Vehicle Routing Problem with Wind and Load dependent Travel Times (VRPWLTT)
Summary
With increased e-commerce, the planning of last mile delivery has gained importance over the years. In light of dense urban areas and sustainability concerns, electric cargo bikes are well fit for this task. Due to constraints on the power output of the electro motor, the travel times are dependent, amongst others, on the load and the wind. In this thesis, a method is developed to compute optimal schedules for the stochastic vehicle routing problem (SVRP) for such cargo bikes. This is done using a combination of simulated annealing and a set cover formulation. The uncertainty in the weather forecast propagates into uncertainty in the travel times. The travel times are considered to be stochastic and strongly correlated. It is therefore non trivial to determine the arrival time distribution for each customer. In this thesis, the arrival time distribution is approximated using the non parametric technique of kernel density estimation (KDE). This technique can produce very robust schedules with only 5 or 20 samples.
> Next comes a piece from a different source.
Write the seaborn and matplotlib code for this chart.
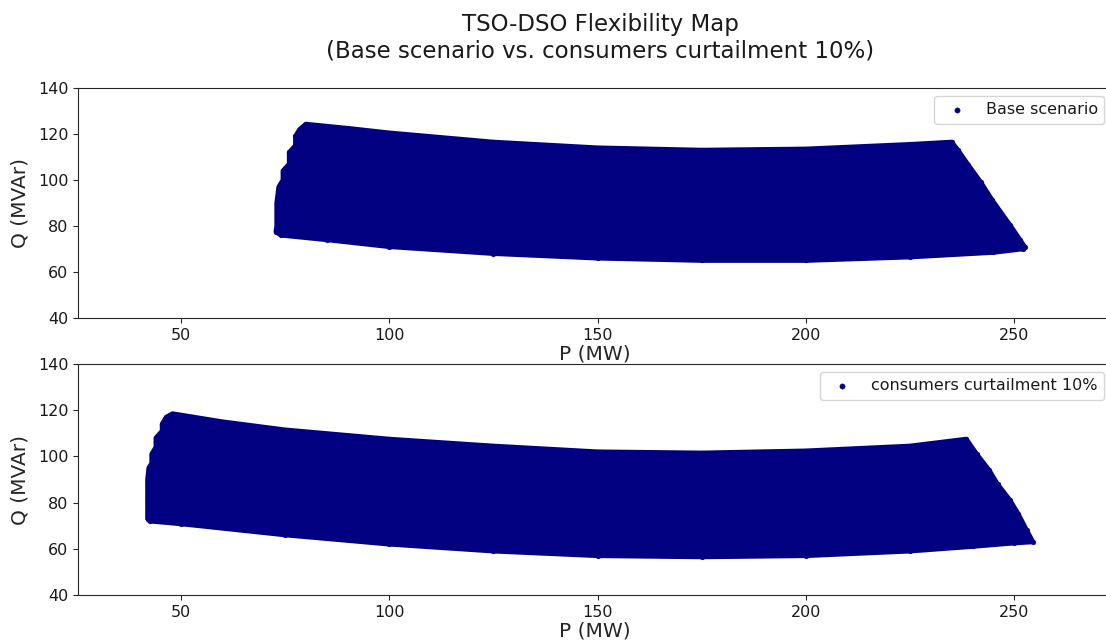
import matplotlib
matplotlib.use("Agg")
import matplotlib.pyplot as plt
import seaborn as sns
import pandas as pd

# Boundary vertices of each flexibility region (P in MW, Q in MVAr)
p_base = [74, 85, 100, 125, 150, 175, 200, 225, 245, 252,
          252.5, 251.4, 249, 244.7, 242, 239, 236.5, 235,
          225, 200, 175, 150, 125, 100, 90, 80,
          78.5, 77.5, 77.5, 76, 76, 74.5, 74.5, 73.5, 73, 73, 72.8]
q_base = [76, 74, 71, 68, 66, 65, 65, 66.5, 68.5, 70,
          71, 74, 80.4, 91.3, 99, 106.5, 113, 116.5,
          115.5, 113.5, 113, 114, 116.5, 120.5, 122.5, 124.3,
          122, 119, 115, 112, 107, 104, 100, 97, 90, 80, 77.5]

p_curt = [42.5, 50, 75, 100, 125, 150, 175, 200, 225, 240, 250, 254.5,
          253, 251, 249, 246, 244, 241, 238.5,
          225, 200, 175, 150, 125, 100, 75, 60, 48,
          46.5, 45.5, 45.5, 44, 44, 43, 43, 42.3, 42, 42, 42]
q_curt = [72, 70.8, 66, 62, 59, 57, 56.5, 57, 59, 61, 62.5, 63,
          68, 75, 81, 88, 94, 101, 107.5,
          104.5, 102.4, 101.5, 102, 104.5, 107.5, 111.5, 115, 118.5,
          117, 114, 111, 108, 104, 101, 97, 95, 90, 80, 73]

labels = ["Base scenario", "consumers curtailment 10%"]
color = "#000080"

sns.set_style("ticks")
plt.rcParams["font.family"] = ["DejaVu Sans"]
plt.rcParams["text.color"] = "#1a1a1a"

fig = plt.figure(figsize=(11.06, 6.42), dpi=100)
ax1 = fig.add_axes([0.0705, 0.5047, 0.935, 0.3582])
ax2 = fig.add_axes([0.0705, 0.0732, 0.935, 0.3598])

for ax, p, q, lab in [(ax1, p_base, q_base, labels[0]), (ax2, p_curt, q_curt, labels[1])]:
    df = pd.DataFrame({"P": p, "Q": q})
    ax.fill(df["P"], df["Q"], color=color, lw=3.4, ec=color, joinstyle="round", zorder=2)
    sns.scatterplot(data=df, x="P", y="Q", ax=ax, color=color, s=12,
                    edgecolor=color, linewidth=0.3, label=lab, zorder=3)
    ax.set_xlim(25.3, 273.5)
    ax.set_ylim(40, 140)
    ax.set_xticks([50, 100, 150, 200, 250])
    ax.set_yticks([40, 60, 80, 100, 120, 140])
    ax.tick_params(labelsize=11.5, colors="#262626", labelcolor="#1a1a1a")
    ax.set_xlabel("P (MW)", fontsize=14.5, labelpad=1)
    ax.set_ylabel("Q (MVAr)", fontsize=14.5, labelpad=6)
    for s in ax.spines.values():
        s.set_color("#262626")
    leg = ax.legend(loc="upper right", fontsize=11.5, markerscale=1.1,
                    frameon=True, borderaxespad=0.5)

ax1.set_title("TSO-DSO Flexibility Map\n(Base scenario vs. consumers curtailment 10%)",
              fontsize=16.5, pad=22, x=0.505)

fig.savefig("out.png", dpi=100)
Average service levels of outputted schedules are often within one thousandth of a perfect score. With more samples, run time increases, without much benefit to average costs. Using the forecast wind as a deterministic given proved to be about as bad as ignoring the wind for the selected distribution of wind. Simply tightening the instance by shortening the time windows produces schedules with high service level and also high costs. Cheapest schedules are found approximating the arrival time distribution with only one sample that is exactly the weather forecast.